Research
Scaling Agricultural Policy Interventions
Berquist, Lauren Falcao, Benjamin Faber, Thibault Fally, Matthias Hoelzlein, Edward Miguel, Andres Rodriguez-Clare. (2022). “Scaling Agricultural Policy Interventions”, National Bureau of Economic Research (NBER) Working Paper #30704.
Policies aimed at raising agricultural productivity have been a centerpiece in the fight against global poverty. We propose a new approach for quantifying large-scale agricultural policy counterfactuals that can both complement and be informed by evidence from field and quasi-experiments. We develop a quantitative model of farm-level agricultural trade that captures important, but typically neglected features of this setting, including homogeneous goods and additive trade costs. We propose a new solution method in this environment that relies on rich but widely available microdata.
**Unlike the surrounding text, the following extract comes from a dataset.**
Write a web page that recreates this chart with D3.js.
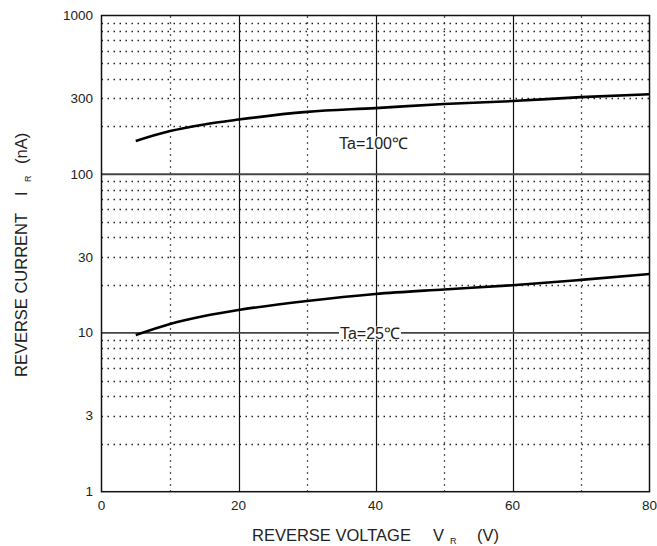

We harness field and quasi-experiments for parameter estimation, and showcase our approach in the context of subsidies for modern inputs in Uganda. We find that the average welfare gain from treatment, for the same sample of households, falls by 20% when implemented at scale. At the same time, the effect for the poorest households increases at scale as the gains shift from land onto labor, reducing the regressivity of the local intervention by more than half. We further document how these forces are shaped by the granular economic geography often missing in existing quantitative models and by the geographical scale of implementation, with new implications for randomized saturation designs. Finally, we discuss practical considerations for combining our toolkit with evidence from field and quasi-experiments.